**Instructions to follow**
Repeat everything from the first line of the listing below through the line that contains "18, color: '#1c1c1c'", exactly. Leave out pictures.

* start *

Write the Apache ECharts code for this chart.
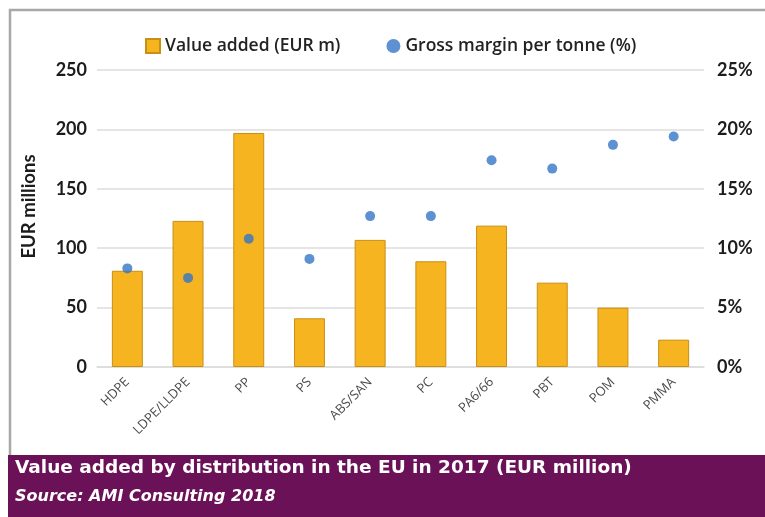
<!DOCTYPE html>
<html>
<head>
<meta charset="utf-8">
<script src="https://cdn.jsdelivr.net/npm/echarts@6/dist/echarts.min.js"></script>
<style>
  html, body { margin: 0; padding: 0; background: #ffffff; }
  #chart { width: 765px; height: 517px; }
</style>
</head>
<body>
<div id="chart"></div>
<script>
// Polymer categories
const categories = ['HDPE', 'LDPE/LLDPE', 'PP', 'PS', 'ABS/SAN', 'PC', 'PA6/66', 'PBT', 'POM', 'PMMA'];
// Value added by distribution, EUR million
const valueAdded = [81, 123, 197, 41, 107, 89, 119, 71, 50, 23];
// Gross margin per tonne, percent
const grossMargin = [8.3, 7.5, 10.8, 9.1, 12.7, 12.7, 17.4, 16.7, 18.7, 19.4];

const titleText = 'Value added by distribution in the EU in 2017 (EUR million)';
const sourceText = 'Source: AMI Consulting 2018';

const chart = echarts.init(document.getElementById('chart'), null, { renderer: 'canvas' });

const axisFont = { fontFamily: 'Lato', fontWeight: 'bold', fontSize: 18, color: '#1c1c1c' };

chart.setOption({
  backgroundColor: '#ffffff',
  animation: false,
  legend: {
    left: 140,
    top: 32,
    itemGap: 46,
    itemWidth: 14,
    itemHeight: 14,
    textStyle: { fontFamily: 'Open Sans', fontWeight: 600, fontSize: 17.5, color: '#222222' },
    data: [
      { name: 'Value added (EUR m)', icon: 'rect' },
      { name: 'Gross margin per tonne (%)', icon: 'circle' }
    ]
  },
  grid: { left: 97, right: 61, top: 70, bottom: 150 },
  xAxis: {
    type: 'category',
    data: categories,
    axisLine: { show: true, lineStyle: { color: '#dcdcdc', width: 1.5 } },
    axisTick: { show: false },
    axisLabel: {
      rotate: 45,
      margin: 13,
      interval: 0,
      fontFamily: 'Open Sans',
      fontSize: 13,
      color: '#4a4a4a'
    }
  },
  yAxis: [
    {
      type: 'value',
      min: 0,
      max: 250,
      interval: 50,
      name: 'EUR millions',
      nameLocation: 'middle',
      nameGap: 58,
      nameTextStyle: { fontFamily: 'Lato', fontWeight: 'bold', fontSize: 18.5, color: '#1c1c1c', padding: [0, 0, 0, 24] },
      axisLine: { show: false },
      axisTick: { show: false },
      splitLine: { lineStyle: { color: '#dcdcdc', width: 1.5 } },
      axisLabel: Object.assign({ margin: 10 }, axisFont)
    },
    {
      type: 'value',
      min: 0,
      max: 25,
      interval: 5,
      position: 'right',
      axisLine: { show: false },
      axisTick: { show: false },
      splitLine: { show: false },
      axisLabel: Object.assign({ margin: 13, formatter: '{value}%' }, axisFont)
    }
  ],
  series: [
    {
      name: 'Value added (EUR m)',
      type: 'bar',
      data: valueAdded,
      barWidth: '51%',
      yAxisIndex: 0,
      itemStyle: { color: '#f6b520', borderColor: '#c98e14', borderWidth: 1 },
      z: 2
    },
    {
      name: 'Gross margin per tonne (%)',
      type: 'scatter',
      data: grossMargin,
      yAxisIndex: 1,
      symbol: 'circle',
      symbolSize: 10,
      itemStyle: { color: '#3575c5' },
      z: 3
    }
  ],
  graphic: [
    {
      type: 'rect',
      shape: { x: 10, y: 10, width: 800, height: 460 },
      style: { fill: 'none', stroke: '#a8a8a8', lineWidth: 2.5 },
      z: -1,
      silent: true
    },
    {
      type: 'rect',
      shape: { x: 8, y: 455, width: 760, height: 70 },
      style: { fill: '#6b1158' },
      z: 10,
      silent: true
    },
    {
      type: 'text',
      left: 15,
      top: 459,
      z: 11,
      style: {
        text: titleText,
        fill: '#ffffff',
        fontFamily: 'DejaVu Sans',
        fontWeight: 'bold',
        fontSize: 18.5
      }
    },
    {
      type: 'text',
      left: 15,
      top: 489,
      z: 11,
      style: {
        text: sourceText,
        fill: '#ffffff',
        fontFamily: 'DejaVu Sans',
        fontWeight: 'bold',
        fontStyle: 'italic',
        fontSize: 16
      }
    }
  ]
});
</script>
</body>
</html>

* end *

**Final result**
Write the Apache ECharts code for this chart.
<!DOCTYPE html>
<html>
<head>
<meta charset="utf-8">
<script src="https://cdn.jsdelivr.net/npm/echarts@6/dist/echarts.min.js"></script>
<style>
  html, body { margin: 0; padding: 0; background: #ffffff; }
  #chart { width: 765px; height: 517px; }
</style>
</head>
<body>
<div id="chart"></div>
<script>
// Polymer categories
const categories = ['HDPE', 'LDPE/LLDPE', 'PP', 'PS', 'ABS/SAN', 'PC', 'PA6/66', 'PBT', 'POM', 'PMMA'];
// Value added by distribution, EUR million
const valueAdded = [81, 123, 197, 41, 107, 89, 119, 71, 50, 23];
// Gross margin per tonne, percent
const grossMargin = [8.3, 7.5, 10.8, 9.1, 12.7, 12.7, 17.4, 16.7, 18.7, 19.4];

const titleText = 'Value added by distribution in the EU in 2017 (EUR million)';
const sourceText = 'Source: AMI Consulting 2018';

const chart = echarts.init(document.getElementById('chart'), null, { renderer: 'canvas' });

const axisFont = { fontFamily: 'Lato', fontWeight: 'bold', fontSize: 18, color: '#1c1c1c' };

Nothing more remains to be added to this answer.